Supplied information -
=====
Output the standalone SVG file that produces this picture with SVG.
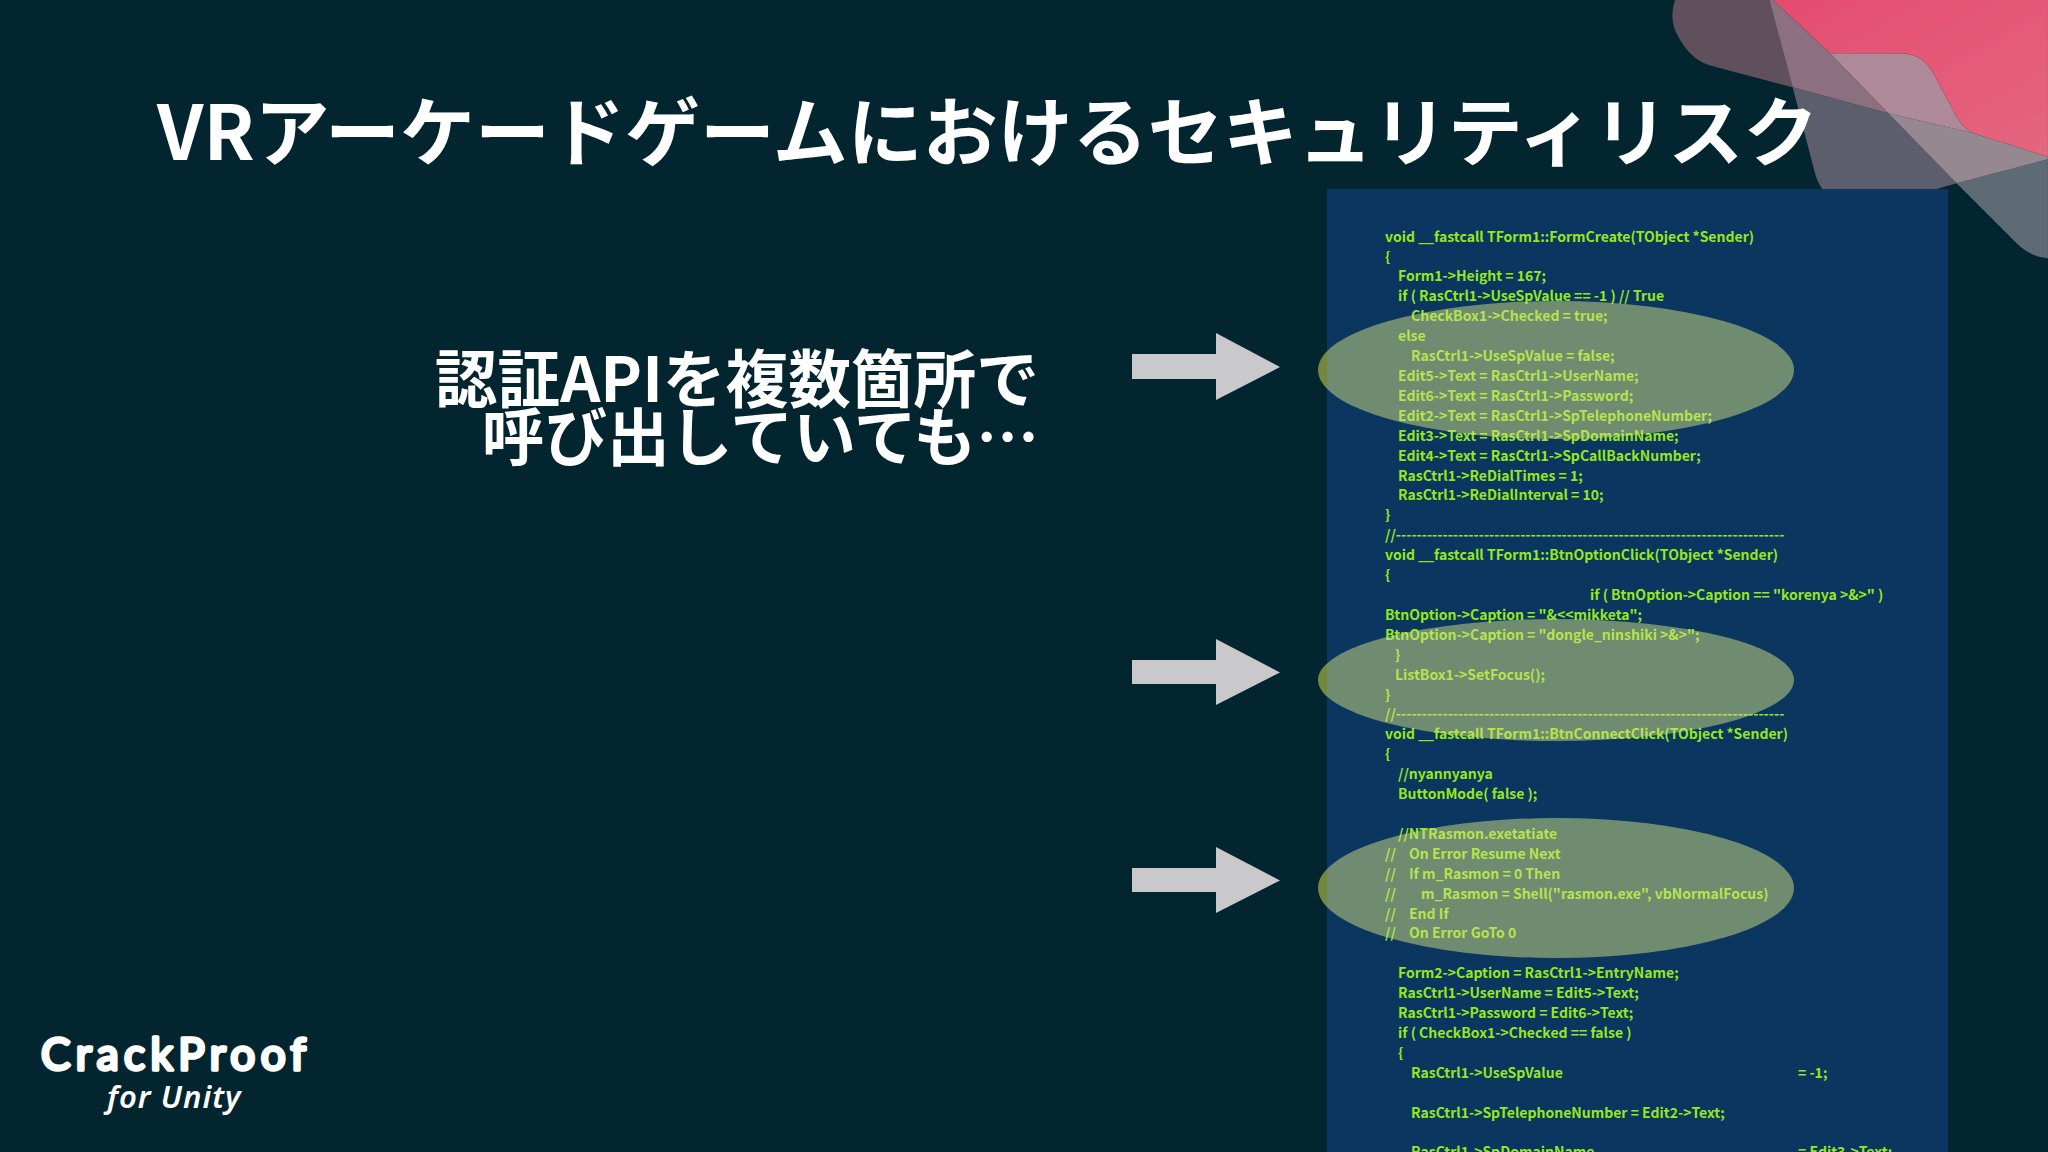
<svg xmlns="http://www.w3.org/2000/svg" width="2048" height="1152" viewBox="0 0 2048 1152">
<style>
.c{font-family:"Noto Sans CJK JP","Noto Sans",sans-serif;font-size:14px;font-weight:700;fill:#94e81c}
.h{font-family:"Noto Sans CJK JP","Noto Sans",sans-serif;font-weight:700;fill:#fff}
.e{fill:#d3e080;fill-opacity:.5}
.s{fill:#74873f}
.a{fill:#c9c9cb}
</style>
<defs><linearGradient id="p" x1="0" y1="0" x2="1" y2="1"><stop offset="0" stop-color="#e54c6f"/><stop offset="1" stop-color="#e4667f"/></linearGradient>
<clipPath id="pc"><rect x="1327" y="189" width="621" height="963"/></clipPath></defs>
<rect width="2048" height="1152" fill="#02252f"/>
<g id="decor" transform="translate(1640 0) scale(.3333)">
<path d="M950 550L1224 478V775Q1170 770 1130 730Z" fill="#5e6b75"/>
<path d="M458 262L520 500Q530 545 547 567L890 567L950 550L745 340Z" fill="#5c5f6b"/>
<path d="M745 340L950 550L1224 478V470L1000 400Z" fill="#968891"/>
<path d="M105 0Q85 60 115 110Q150 175 205 195L458 262L388 0Z" fill="#5f505c"/>
<path d="M388 0L458 262L745 340L570 160L400 0Z" fill="#8d7080"/>
<path d="M570 160L745 340L1000 400Q970 385 950 350L880 220Q850 165 790 160Z" fill="#ae8a99"/>
<path d="M400 0L570 160L790 160Q850 165 880 220L950 350Q970 385 1000 400L1224 470V0Z" fill="url(#p)"/>
</g>
<text id="title" class="h" x="157" y="160" font-size="75">VRアーケードゲームにおけるセキュリティリスク</text>
<g id="lead" class="h" font-size="62.700" text-anchor="end">
<text x="1039" y="402">認証APIを複数箇所で</text>
<text x="1039" y="460">呼び出していても…</text>
</g>
<g id="sliver">
<ellipse class="s" cx="1556" cy="370" rx="238" ry="69"/>
<ellipse class="s" cx="1556" cy="680" rx="238" ry="61"/>
<ellipse class="s" cx="1556" cy="888" rx="238" ry="70"/>
</g>
<rect id="panel" x="1327" y="189" width="621" height="963" fill="#0b3660"/>
<g id="code" class="c" transform="translate(0 -.6)">
<text x="1385" y="243">void __fastcall TForm1::FormCreate(TObject *Sender)</text>
<text x="1385" y="263">{</text>
<text x="1398" y="282">Form1-&gt;Height = 167;</text>
<text x="1398" y="302">if ( RasCtrl1-&gt;UseSpValue == -1 ) // True</text>
<text x="1411" y="322">CheckBox1-&gt;Checked = true;</text>
<text x="1398" y="342">else</text>
<text x="1411" y="362">RasCtrl1-&gt;UseSpValue = false;</text>
<text x="1398" y="382">Edit5-&gt;Text = RasCtrl1-&gt;UserName;</text>
<text x="1398" y="402">Edit6-&gt;Text = RasCtrl1-&gt;Password;</text>
<text x="1398" y="422">Edit2-&gt;Text = RasCtrl1-&gt;SpTelephoneNumber;</text>
<text x="1398" y="442">Edit3-&gt;Text = RasCtrl1-&gt;SpDomainName;</text>
<text x="1398" y="462">Edit4-&gt;Text = RasCtrl1-&gt;SpCallBackNumber;</text>
<text x="1398" y="482">RasCtrl1-&gt;ReDialTimes = 1;</text>
<text x="1398" y="501">RasCtrl1-&gt;ReDialInterval = 10;</text>
<text x="1385" y="521">}</text>
<text x="1385" y="541">//---------------------------------------------------------------------------</text>
<text x="1385" y="561">void __fastcall TForm1::BtnOptionClick(TObject *Sender)</text>
<text x="1385" y="581">{</text>
<text x="1590" y="601">if ( BtnOption-&gt;Caption == "korenya &gt;&amp;&gt;" )</text>
<text x="1385" y="621">BtnOption-&gt;Caption = "&amp;&lt;&lt;mikketa";</text>
<text x="1385" y="641">BtnOption-&gt;Caption = "dongle_ninshiki &gt;&amp;&gt;";</text>
<text x="1395" y="661">}</text>
<text x="1395" y="681">ListBox1-&gt;SetFocus();</text>
<text x="1385" y="701">}</text>
<text x="1385" y="720">//---------------------------------------------------------------------------</text>
<text x="1385" y="740">void __fastcall TForm1::BtnConnectClick(TObject *Sender)</text>
<text x="1385" y="760">{</text>
<text x="1398" y="780">//nyannyanya</text>
<text x="1398" y="800">ButtonMode( false );</text>
<text x="1398" y="840">//NTRasmon.exetatiate</text>
<text x="1385" y="860">//</text><text x="1409" y="860">On Error Resume Next</text>
<text x="1385" y="880">//</text><text x="1409" y="880">If m_Rasmon = 0 Then</text>
<text x="1385" y="900">//</text><text x="1421" y="900">m_Rasmon = Shell("rasmon.exe", vbNormalFocus)</text>
<text x="1385" y="920">//</text><text x="1409" y="920">End If</text>
<text x="1385" y="939">//</text><text x="1409" y="939">On Error GoTo 0</text>
<text x="1398" y="979">Form2-&gt;Caption = RasCtrl1-&gt;EntryName;</text>
<text x="1398" y="999">RasCtrl1-&gt;UserName = Edit5-&gt;Text;</text>
<text x="1398" y="1019">RasCtrl1-&gt;Password = Edit6-&gt;Text;</text>
<text x="1398" y="1039">if ( CheckBox1-&gt;Checked == false )</text>
<text x="1398" y="1059">{</text>
<text x="1411" y="1079">RasCtrl1-&gt;UseSpValue</text><text x="1798" y="1079">= -1;</text>
<text x="1411" y="1119">RasCtrl1-&gt;SpTelephoneNumber = Edit2-&gt;Text;</text>
<text x="1411" y="1158">RasCtrl1-&gt;SpDomainName</text><text x="1798" y="1158">= Edit3-&gt;Text;</text>
</g>
<g id="highlights" clip-path="url(#pc)">
<ellipse class="e" cx="1556" cy="370" rx="238" ry="69"/>
<ellipse class="e" cx="1556" cy="680" rx="238" ry="61"/>
<ellipse class="e" cx="1556" cy="888" rx="238" ry="70"/>
</g>
<g id="arrows">
<path class="a" d="M1132 354H1216V333L1280 367L1216 400V379H1132Z"/>
<path class="a" d="M1132 660H1216V639L1280 672.500L1216 705V684H1132Z"/>
<path class="a" d="M1132 868H1216V847L1280 880.500L1216 913V892H1132Z"/>
</g>
<g id="logo" fill="#fff">
<text x="41" y="1069.500" font-family="Lato,sans-serif" font-size="44" font-weight="400" textLength="265" lengthAdjust="spacing" stroke="#fff" stroke-width="3.500" stroke-linejoin="round">CrackProof</text>
<text x="107" y="1108" font-family="'Noto Sans',sans-serif" font-size="31" font-style="italic" font-weight="600" letter-spacing="1">for Unity</text>
</g>
</svg>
=====
Task details - Word for word, quote the lines above. Omit the pictures.

Full output -
Output the standalone SVG file that produces this picture with SVG.
<svg xmlns="http://www.w3.org/2000/svg" width="2048" height="1152" viewBox="0 0 2048 1152">
<style>
.c{font-family:"Noto Sans CJK JP","Noto Sans",sans-serif;font-size:14px;font-weight:700;fill:#94e81c}
.h{font-family:"Noto Sans CJK JP","Noto Sans",sans-serif;font-weight:700;fill:#fff}
.e{fill:#d3e080;fill-opacity:.5}
.s{fill:#74873f}
.a{fill:#c9c9cb}
</style>
<defs><linearGradient id="p" x1="0" y1="0" x2="1" y2="1"><stop offset="0" stop-color="#e54c6f"/><stop offset="1" stop-color="#e4667f"/></linearGradient>
<clipPath id="pc"><rect x="1327" y="189" width="621" height="963"/></clipPath></defs>
<rect width="2048" height="1152" fill="#02252f"/>
<g id="decor" transform="translate(1640 0) scale(.3333)">
<path d="M950 550L1224 478V775Q1170 770 1130 730Z" fill="#5e6b75"/>
<path d="M458 262L520 500Q530 545 547 567L890 567L950 550L745 340Z" fill="#5c5f6b"/>
<path d="M745 340L950 550L1224 478V470L1000 400Z" fill="#968891"/>
<path d="M105 0Q85 60 115 110Q150 175 205 195L458 262L388 0Z" fill="#5f505c"/>
<path d="M388 0L458 262L745 340L570 160L400 0Z" fill="#8d7080"/>
<path d="M570 160L745 340L1000 400Q970 385 950 350L880 220Q850 165 790 160Z" fill="#ae8a99"/>
<path d="M400 0L570 160L790 160Q850 165 880 220L950 350Q970 385 1000 400L1224 470V0Z" fill="url(#p)"/>
</g>
<text id="title" class="h" x="157" y="160" font-size="75">VRアーケードゲームにおけるセキュリティリスク</text>
<g id="lead" class="h" font-size="62.700" text-anchor="end">
<text x="1039" y="402">認証APIを複数箇所で</text>
<text x="1039" y="460">呼び出していても…</text>
</g>
<g id="sliver">
<ellipse class="s" cx="1556" cy="370" rx="238" ry="69"/>
<ellipse class="s" cx="1556" cy="680" rx="238" ry="61"/>
<ellipse class="s" cx="1556" cy="888" rx="238" ry="70"/>
</g>
<rect id="panel" x="1327" y="189" width="621" height="963" fill="#0b3660"/>
<g id="code" class="c" transform="translate(0 -.6)">
<text x="1385" y="243">void __fastcall TForm1::FormCreate(TObject *Sender)</text>
<text x="1385" y="263">{</text>
<text x="1398" y="282">Form1-&gt;Height = 167;</text>
<text x="1398" y="302">if ( RasCtrl1-&gt;UseSpValue == -1 ) // True</text>
<text x="1411" y="322">CheckBox1-&gt;Checked = true;</text>
<text x="1398" y="342">else</text>
<text x="1411" y="362">RasCtrl1-&gt;UseSpValue = false;</text>
<text x="1398" y="382">Edit5-&gt;Text = RasCtrl1-&gt;UserName;</text>
<text x="1398" y="402">Edit6-&gt;Text = RasCtrl1-&gt;Password;</text>
<text x="1398" y="422">Edit2-&gt;Text = RasCtrl1-&gt;SpTelephoneNumber;</text>
<text x="1398" y="442">Edit3-&gt;Text = RasCtrl1-&gt;SpDomainName;</text>
<text x="1398" y="462">Edit4-&gt;Text = RasCtrl1-&gt;SpCallBackNumber;</text>
<text x="1398" y="482">RasCtrl1-&gt;ReDialTimes = 1;</text>
<text x="1398" y="501">RasCtrl1-&gt;ReDialInterval = 10;</text>
<text x="1385" y="521">}</text>
<text x="1385" y="541">//---------------------------------------------------------------------------</text>
<text x="1385" y="561">void __fastcall TForm1::BtnOptionClick(TObject *Sender)</text>
<text x="1385" y="581">{</text>
<text x="1590" y="601">if ( BtnOption-&gt;Caption == "korenya &gt;&amp;&gt;" )</text>
<text x="1385" y="621">BtnOption-&gt;Caption = "&amp;&lt;&lt;mikketa";</text>
<text x="1385" y="641">BtnOption-&gt;Caption = "dongle_ninshiki &gt;&amp;&gt;";</text>
<text x="1395" y="661">}</text>
<text x="1395" y="681">ListBox1-&gt;SetFocus();</text>
<text x="1385" y="701">}</text>
<text x="1385" y="720">//---------------------------------------------------------------------------</text>
<text x="1385" y="740">void __fastcall TForm1::BtnConnectClick(TObject *Sender)</text>
<text x="1385" y="760">{</text>
<text x="1398" y="780">//nyannyanya</text>
<text x="1398" y="800">ButtonMode( false );</text>
<text x="1398" y="840">//NTRasmon.exetatiate</text>
<text x="1385" y="860">//</text><text x="1409" y="860">On Error Resume Next</text>
<text x="1385" y="880">//</text><text x="1409" y="880">If m_Rasmon = 0 Then</text>
<text x="1385" y="900">//</text><text x="1421" y="900">m_Rasmon = Shell("rasmon.exe", vbNormalFocus)</text>
<text x="1385" y="920">//</text><text x="1409" y="920">End If</text>
<text x="1385" y="939">//</text><text x="1409" y="939">On Error GoTo 0</text>
<text x="1398" y="979">Form2-&gt;Caption = RasCtrl1-&gt;EntryName;</text>
<text x="1398" y="999">RasCtrl1-&gt;UserName = Edit5-&gt;Text;</text>
<text x="1398" y="1019">RasCtrl1-&gt;Password = Edit6-&gt;Text;</text>
<text x="1398" y="1039">if ( CheckBox1-&gt;Checked == false )</text>
<text x="1398" y="1059">{</text>
<text x="1411" y="1079">RasCtrl1-&gt;UseSpValue</text><text x="1798" y="1079">= -1;</text>
<text x="1411" y="1119">RasCtrl1-&gt;SpTelephoneNumber = Edit2-&gt;Text;</text>
<text x="1411" y="1158">RasCtrl1-&gt;SpDomainName</text><text x="1798" y="1158">= Edit3-&gt;Text;</text>
</g>
<g id="highlights" clip-path="url(#pc)">
<ellipse class="e" cx="1556" cy="370" rx="238" ry="69"/>
<ellipse class="e" cx="1556" cy="680" rx="238" ry="61"/>
<ellipse class="e" cx="1556" cy="888" rx="238" ry="70"/>
</g>
<g id="arrows">
<path class="a" d="M1132 354H1216V333L1280 367L1216 400V379H1132Z"/>
<path class="a" d="M1132 660H1216V639L1280 672.500L1216 705V684H1132Z"/>
<path class="a" d="M1132 868H1216V847L1280 880.500L1216 913V892H1132Z"/>
</g>
<g id="logo" fill="#fff">
<text x="41" y="1069.500" font-family="Lato,sans-serif" font-size="44" font-weight="400" textLength="265" lengthAdjust="spacing" stroke="#fff" stroke-width="3.500" stroke-linejoin="round">CrackProof</text>
<text x="107" y="1108" font-family="'Noto Sans',sans-serif" font-size="31" font-style="italic" font-weight="600" letter-spacing="1">for Unity</text>
</g>
</svg>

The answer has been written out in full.